Sunday, May 27, 2018
Stumbling Over Family Secrets
Spending a good chunk of my holiday weekend wrapping up a family history project, I was surprised to learn from records that one man in my Taliaferro line had actually taken the name of his step-father. Of course, that's not unusual; I once had a friend who had gone by his step-father's name—name of the man who raised him—but when reaching adulthood, decided to revert to using his own, legal name, that of his birth father.
It isn't so much details such as this that surprise me. What does cause me to wonder is a corollary question: who knew? Did this man's grandchildren know they were called by a name other than the one their grandfather received when he was born?
Of course, another question might be, And do they even care? Very likely, they may not—if they are still here to learn about it. But what if they do care about their heritage?
I ran across this same problem years ago, when researching my husband's Kelly line. One of the brothers of his great grandmother had married a widow with a young son. In one census, the boy's surname was that of his birth father; in the next available record, he was going by the surname Kelly. That wasn't just a fluke in a census record, though, for all subsequent records I could find were under that second surname. And I wondered then whether any of his children were told.
Of course, now, all one has to do i such a case is take a DNA test—especially a Y-DNA test for the males in a family line—and discover all the unexpected matches that show up in the results. I know people now who do so—and puzzle over the outcome. They had no clue. Perhaps with some due diligence on the genealogical research front, the answer could be quickly uncovered. There are many times, I suspect, when that doesn't become the case.
In the process of returning one of the antique photographs I rescued to a family member, I uncovered some details there which indicated that the boy in the household was likely the adopted son of the father—and yet, descendants talked as if referring to a blood line, rather than an adopted family line. Of course, as I'm a stranger to that family circle, it's likely there was no need to reveal such details to me—and I certainly opted to not make any mention, myself. But I saw the record. And wondered.
Granted, for those of us who administer DNA test results for others, an important question is, "Do you want me to alert you to any surprises which testing might reveal?" For some people, it's best not to know details which might disturb them; that is a choice each person has to make when moving into the DNA testing process.
But it isn't just DNA testing which reveals secrets. Just take a thorough, disciplined approach to researching family members in archived newspapers and much can be learned—including items which a descendant might rather have left covered. I've seen adoptions explained in newspaper articles, black sheep outed in news articles, family feuds and scandals all aired in public through the reporting process. Nothing, it seems, remains private—especially in the small towns in middle America.

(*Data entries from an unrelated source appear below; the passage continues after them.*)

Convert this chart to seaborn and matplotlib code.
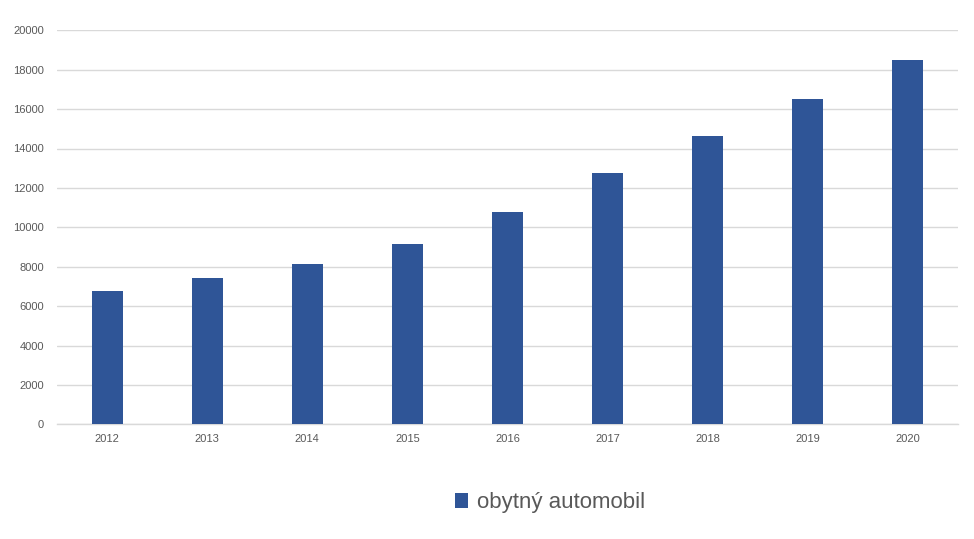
import matplotlib
matplotlib.use("Agg")
import matplotlib.pyplot as plt
import seaborn as sns
import pandas as pd

years = ["2012", "2013", "2014", "2015", "2016", "2017", "2018", "2019", "2020"]
values = [6770, 7430, 8140, 9150, 10780, 12760, 14640, 16510, 18490]
series_name = "obytný automobil"
yticks = [0, 2000, 4000, 6000, 8000, 10000, 12000, 14000, 16000, 18000, 20000]

sns.set_theme(style="white")
plt.rcParams['font.family'] = ['Liberation Sans', 'DejaVu Sans']

df = pd.DataFrame({"year": years, "value": values})

fig = plt.figure(figsize=(9.74, 5.39), dpi=100)
ax = fig.add_axes([57/974, 1 - 424.3/539, (958-57)/974, (424.3-30.3)/539])

sns.barplot(data=df, x="year", y="value", color="#2F5597", saturation=1,
            width=0.31, ax=ax, label=series_name, zorder=3, linewidth=0)

ax.set_ylim(0, 20000)
ax.set_xlim(-0.5, len(years) - 0.5)
ax.set_yticks(yticks)
ax.set_yticklabels([str(t) for t in yticks])
ax.yaxis.grid(True, color="#D9D9D9", linewidth=1, zorder=0)
ax.set_axisbelow(True)
for s in ax.spines.values():
    s.set_visible(False)
ax.spines["bottom"].set_visible(True)
ax.spines["bottom"].set_color("#D9D9D9")
ax.spines["bottom"].set_linewidth(1)
ax.tick_params(axis="both", length=0, labelsize=8, colors="#595959", pad=7)
ax.tick_params(axis="y", pad=9.4)
ax.set_xlabel("")
ax.set_ylabel("")
leg = ax.get_legend()
if leg is not None:
    leg.remove()

handles, labels = ax.get_legend_handles_labels()
fig.legend(handles, labels, loc="center", bbox_to_anchor=(0.565, 0.067),
           frameon=False, fontsize=16, labelcolor="#595959",
           handlelength=0.6, handleheight=0.6, handletextpad=0.4)

fig.savefig("out.png", dpi=100)
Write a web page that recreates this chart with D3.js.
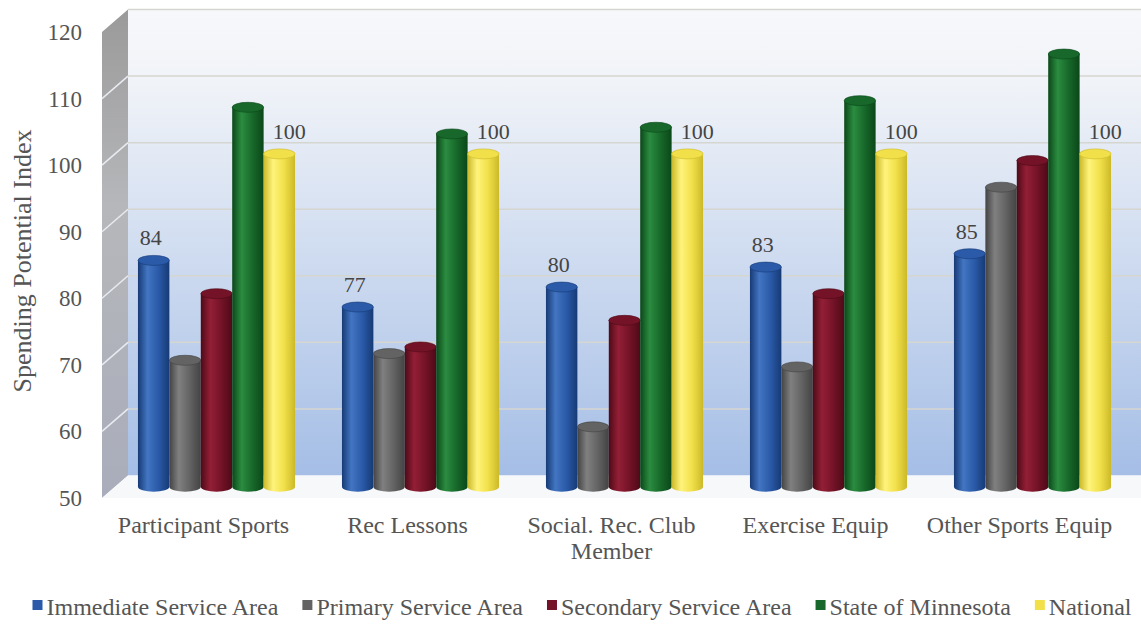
<!DOCTYPE html>
<html>
<head>
<meta charset="utf-8">
<script src="https://d3js.org/d3.v7.min.js"></script>
<style>
  body { margin: 0; background: #fff; }
  text { font-family: "Liberation Serif", "Times New Roman", serif; fill: #555; }
</style>
</head>
<body>
<div id="chart"></div>
<script>
// data
var categories = ["Participant Sports", "Rec Lessons", "Social. Rec. Club Member", "Exercise Equip", "Other Sports Equip"];
var seriesNames = ["Immediate Service Area", "Primary Service Area", "Secondary Service Area", "State of Minnesota", "National"];
var immediate = [84, 77, 80, 83, 85];
var primary = [69, 70, 59, 68, 95];
var secondary = [79, 71, 75, 79, 99];
var minnesota = [107, 103, 104, 108, 115];
var national = [100, 100, 100, 100, 100];
var yTicks = [50, 60, 70, 80, 90, 100, 110, 120];
var labelledSeries = ["Immediate Service Area", "National"];

var values = [immediate, primary, secondary, minnesota, national];

// colours: [dark edge, highlight, base]
var palette = [
  ["#173a75", "#4275c2", "#2a5aa8"],
  ["#434343", "#808080", "#636363"],
  ["#4e0a17", "#931f36", "#741327"],
  ["#0b4719", "#2b8c40", "#17682a"],
  ["#cbb928", "#fff37c", "#f2e04a"]
];

var width = 1141, height = 625;
var depthX = 26, depthY = 22.5;
var wallLeft = 102;

var svg = d3.select("#chart").append("svg")
    .attr("width", width)
    .attr("height", height);

var defs = svg.append("defs");

var wallGrad = defs.append("linearGradient").attr("id", "wall")
    .attr("x1", 0).attr("y1", 0).attr("x2", 0).attr("y2", 1);
wallGrad.append("stop").attr("offset", "0%").attr("stop-color", "#f7f8fb");
wallGrad.append("stop").attr("offset", "16%").attr("stop-color", "#f0f3f8");
wallGrad.append("stop").attr("offset", "100%").attr("stop-color", "#a5bee6");

var sideGrad = defs.append("linearGradient").attr("id", "side")
    .attr("x1", 0).attr("y1", 0).attr("x2", 0).attr("y2", 1);
sideGrad.append("stop").attr("offset", "0%").attr("stop-color", "#9a9a9a");
sideGrad.append("stop").attr("offset", "40%").attr("stop-color", "#b6b7ba");
sideGrad.append("stop").attr("offset", "100%").attr("stop-color", "#a9adbb");

palette.forEach(function(p, i) {
  var g = defs.append("linearGradient").attr("id", "cyl" + i)
      .attr("x1", 0).attr("y1", 0).attr("x2", 1).attr("y2", 0);
  g.append("stop").attr("offset", "0%").attr("stop-color", p[0]);
  g.append("stop").attr("offset", "30%").attr("stop-color", p[1]);
  g.append("stop").attr("offset", "65%").attr("stop-color", p[2]);
  g.append("stop").attr("offset", "100%").attr("stop-color", p[0]);
});

// scales (front plane)
var y = d3.scaleLinear().domain([50, 120]).range([498, 32]);
var x0 = d3.scaleBand().domain(categories)
    .range([101.5, 1121.5]).paddingInner(0.23).paddingOuter(0.115);
var x1 = d3.scaleBand().domain(seriesNames).range([0, x0.bandwidth()]);

// back wall
svg.append("rect")
    .attr("x", wallLeft + depthX)
    .attr("y", y(120) - depthY)
    .attr("width", width - wallLeft - depthX)
    .attr("height", y(50) - y(120))
    .attr("fill", "url(#wall)");

// side wall
svg.append("path")
    .attr("d", "M" + wallLeft + "," + y(120) +
               "L" + (wallLeft + depthX) + "," + (y(120) - depthY) +
               "L" + (wallLeft + depthX) + "," + (y(50) - depthY) +
               "L" + wallLeft + "," + y(50) + "Z")
    .attr("fill", "url(#side)");

// floor
svg.append("path")
    .attr("d", "M" + wallLeft + "," + y(50) +
               "L" + (wallLeft + depthX) + "," + (y(50) - depthY) +
               "L" + width + "," + (y(50) - depthY) +
               "L" + width + "," + y(50) + "Z")
    .attr("fill", "#f7f8fa");

// gridlines
var grid = svg.append("g");
grid.selectAll(".back").data(yTicks.slice(1)).enter().append("line")
    .attr("x1", wallLeft + depthX).attr("x2", width)
    .attr("y1", function(d) { return y(d) - depthY; })
    .attr("y2", function(d) { return y(d) - depthY; })
    .attr("stroke", "#d6d6d0").attr("stroke-width", 1.5);
grid.selectAll(".side").data(yTicks.slice(1, -1)).enter().append("line")
    .attr("x1", wallLeft).attr("x2", wallLeft + depthX)
    .attr("y1", function(d) { return y(d); })
    .attr("y2", function(d) { return y(d) - depthY; })
    .attr("stroke", "#e8ebf0").attr("stroke-width", 1.5);

// y tick labels
svg.selectAll(".ytick").data(yTicks).enter().append("text")
    .attr("x", 82)
    .attr("y", function(d) { return y(d); })
    .attr("dy", "0.35em")
    .attr("text-anchor", "end")
    .style("font-size", "23px")
    .text(function(d) { return d; });

// y title
svg.append("text")
    .attr("transform", "translate(31," + 261 + ") rotate(-90)")
    .attr("text-anchor", "middle")
    .style("font-size", "26px")
    .text("Spending Potential Index");

// cylinders
var ry = 5;
var bw = x1.bandwidth();
var groups = svg.selectAll(".cat").data(categories).enter().append("g");

groups.each(function(cat, ci) {
  var g = d3.select(this);
  seriesNames.forEach(function(s, si) {
    var v = values[si][ci];
    var left = x0(cat) + x1(s) + depthX / 2;
    var right = left + bw;
    var cx = left + bw / 2;
    var top = y(v) - depthY / 2;
    var bottom = y(50) - depthY / 2;
    var rx = bw / 2;
    g.append("path")
        .attr("d", "M" + left + "," + top + "L" + left + "," + bottom +
                   "A" + rx + "," + ry + " 0 0 0 " + right + "," + bottom +
                   "L" + right + "," + top + "Z")
        .attr("fill", "url(#cyl" + si + ")");
    g.append("ellipse")
        .attr("cx", cx).attr("cy", top)
        .attr("rx", rx).attr("ry", ry)
        .attr("fill", palette[si][2])
        .attr("stroke", palette[si][0]).attr("stroke-width", 0.6);
    if (labelledSeries.indexOf(s) >= 0) {
      g.append("text")
          .attr("x", cx + (si === 0 ? -3 : 10))
          .attr("y", top - 15)
          .attr("text-anchor", "middle")
          .style("font-size", "22px")
          .style("fill", "#444")
          .text(v);
    }
  });
});

// category labels (wrapped)
svg.selectAll(".xlab").data(categories).enter().append("text")
    .attr("x", function(d) { return x0(d) + x0.bandwidth() / 2; })
    .attr("y", 533)
    .attr("text-anchor", "middle")
    .style("font-size", "24px")
    .each(function(d) {
      var t = d3.select(this), words = d.split(" "), line = [];
      var ts = t.append("tspan").attr("x", t.attr("x")).attr("dy", 0);
      words.forEach(function(w) {
        line.push(w);
        ts.text(line.join(" "));
        if (ts.node().getComputedTextLength() > 200 && line.length > 1) {
          line.pop();
          ts.text(line.join(" "));
          line = [w];
          ts = t.append("tspan").attr("x", t.attr("x")).attr("dy", 26).text(w);
        }
      });
    });

// legend
var legend = svg.append("g");
var items = legend.selectAll("g").data(seriesNames).enter().append("g");
items.append("rect")
    .attr("width", 10).attr("height", 10)
    .attr("y", -8)
    .attr("fill", function(d, i) { return palette[i][2]; });
items.append("text")
    .attr("x", 14).attr("y", 0).attr("dy", "0.3em")
    .style("font-size", "24px")
    .text(function(d) { return d; });
var gap = 24, pos = 0, offsets = [];
items.each(function() {
  offsets.push(pos);
  pos += 14 + d3.select(this).select("text").node().getComputedTextLength() + gap;
});
var total = pos - gap;
var startX = 582 - total / 2;
items.attr("transform", function(d, i) { return "translate(" + (startX + offsets[i]) + ",608)"; });
</script>
</body>
</html>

There is a perverse part of me which wants to blurt out to descendants, "Did you know?" But a saner part of me exercises the needed restraint. I've had class members pepper me with questions, after telling me about messy family details from past generations and the fallout still with them in the current decade, wanting to know how to deal with certain relatives who don't want to know the truth.
If they don't ask, I maintain, don't tell. You can't impose the truth on people. They have to be ready to hear it. And even then, it may be a difficult process to work through before acceptance brings peace—if ever.
Families are unquestionably messy. Some emerge from home life relatively unscathed. Others escape with stories that would make the producers of reality TV shows blush. Some know all the details. Some don't. And some are in denial.
Coming to grips with a messy family history is something that undoubtedly takes time. It's a process—if the journey is even begun willingly. For those of us who have stumbled upon the truth unwittingly—simply owing to our ability to perform thorough research, even on other families—we need to think first, before saying anything, "How would I feel if this were a discovery about my immediate family?"
Of course, the answer is different for each individual. But a little introspection before moving closer to the step of gently revealing details is a good start.